Methods

Starting with Women Writers Online

The “Intertextual Networks” research project was built on the existing Women Writers Online (WWO) corpus, a collection of works by women originally published between 1526 and 1850. These works have been transcribed and encoded in XML, following the guidelines of the Text Encoding Initiative (TEI) and our own editorial principles.

When we began the project, the WWO texts already included encoding for titles, quotes, and citations. WWO texts did not, however, include markup pointing to the specific works being referenced.

Compiling the bibliography

To identify the referenced works in WWO, we extracted the “intertextual gestures”—references to, or marked engagement with, another work—into actionable reports. Each report included as much information as the existing markup was able to provide, as well as XPaths that we could use to get back to the gestures as they appeared in the original WWO files.

We structured our research into phases, intended to leverage the information gleaned from existing encoding. The phases were:

We identified works referenced by title elements, when they occurred inside citations (bibl). If the citation also included an author’s name, that information was included in the spreadsheet report.
We identified works in a spreadsheet of titles (not in citations) which occurred more than once in WWO.
We identified references to the “singleton titles”—those titles which were unique in the textbase. Because these were likely to be more singular cases, the report had a web interface which showed each title in its narrative context.
We identified quotes when they occurred inside epigraphs, or when they had a corresponding note. As in the previous phase, our work was aided by a web interface.
We identified biblical citations marked by the WWO element regMe. As in phases 1 and 2, using a spreadsheet allowed us to reduce repetition by condensing multiple instances into distinct strings of text.

For each phase, we used existing tools to transform WWO documents into regularized text, then used XQuery scripts to generate reports on the texts’ gestures. We went through the report, researched the text of the gestures to find matching works, and gathered information about the earliest edition we could find. We held regular meetings to discuss unusual or difficult cases, suggest enhancements to our workflows, and share notable examples from the textbase. As we worked, our team categorized works by genre and topic. At the same time we expanded our list of genres and topics from simple terms such as “poetry” and “drama”, to more complex and/or historically nuanced categories such as “natural philosophy” and “chorography”.

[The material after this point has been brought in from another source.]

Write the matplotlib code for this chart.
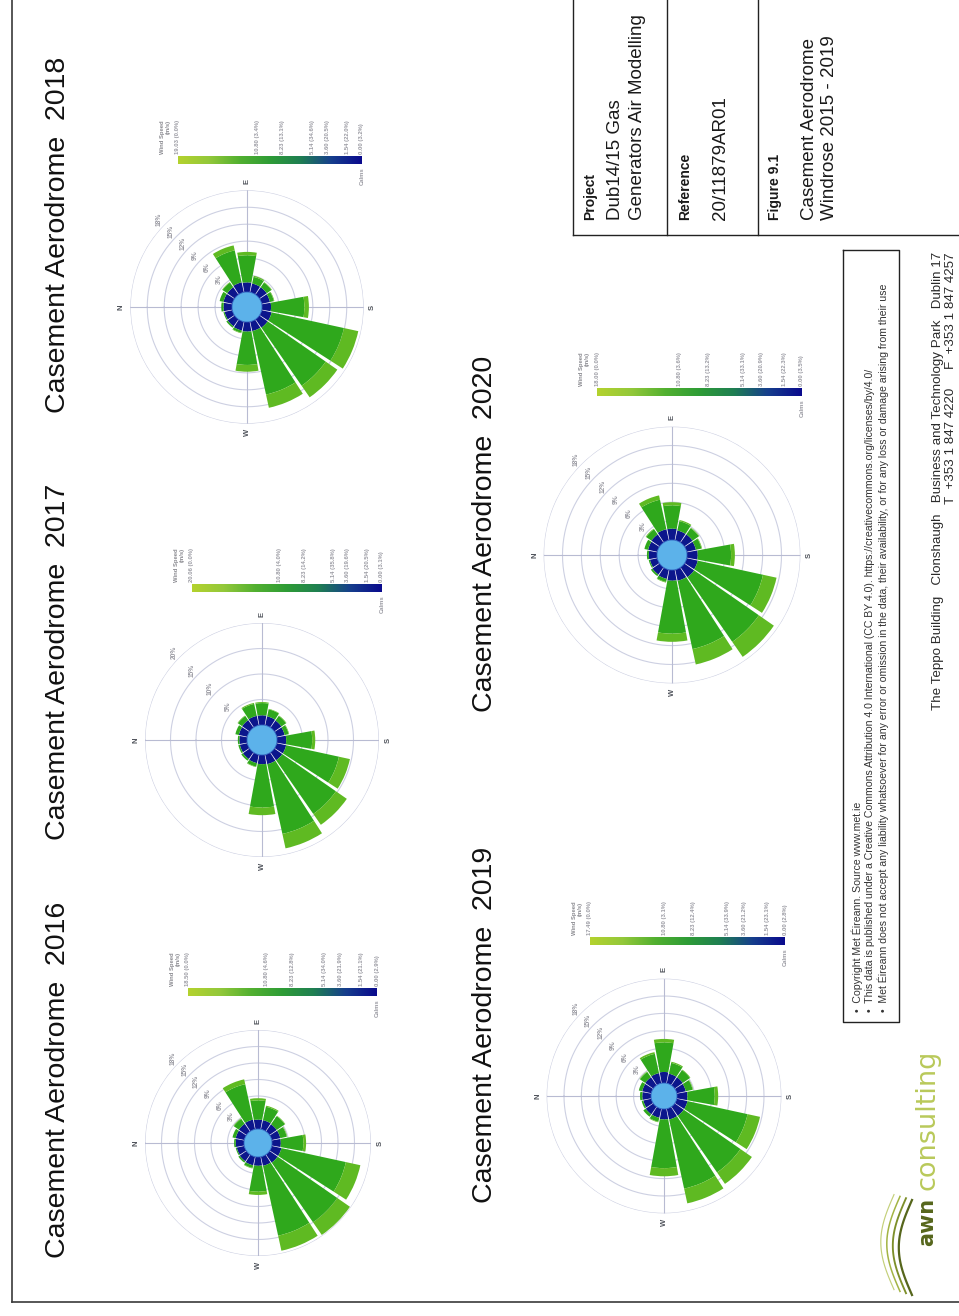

While we had envisioned creating an XML bibliography programmatically after the first phase, our team quickly discovered that bibliographic information is often too complex for columns in a spreadsheet (or, later, by HTML form fields). In such cases, we created entries directly in the TEI bibliography file, and marked them off in the report. The spreadsheet and HTML reports were still used to gather standard bibliographic information such as title, author name, and publication details. After a phase was complete, the report entries were programmatically converted into TEI and inserted into the bibliography file.

Enhancing WWO

The reports were used to gather bibliographic information, and associate each entry with an identifier. After each report was complete, we used it to propagate the identifiers for the referenced works back into the markup of the intertextual gestures in WWO. As a result, most—but not all—of the gestures in WWO had tags to mark them out, as well as pointers to relevant bibliography entries.

By this point, our team had substantial experience with interpreting WWO encoding, researching extant works, creating bibliography entries in TEI, and using XPath to identify features of markup. Rather than creating another spreadsheet or HTML report on the remaining gestures, we worked directly in the WWO documents. Each team member worked exclusively in the WWO files and in the XML bibliography, using XPath to find tagged gestures that did not yet have pointers to the bibliography, and working to identify them. These primarily included the remainder of the quotes, as well as bibl elements that did not include titles.

We also assigned identifiers to the authors and contributors named in the bibliography, ensuring that works by the same person would be linked. As part of this work, we began categorizing authors by perceived gender identity, using names, pronouns, honorifics and other titles to make a decision. These classifications are essential not only for making women’s contributions visible, but for allowing researchers to drill down into the ways WWO authors engaged with works by contributors of different genders. Still, it is important to note that we used modern sensibilities and understandings of gender when we made choices on how to classify historical people. The concepts of “sex” and “gender” are deeply personal, and they shift over time. As such, one should treat our categorization of historical individuals with a grain of salt.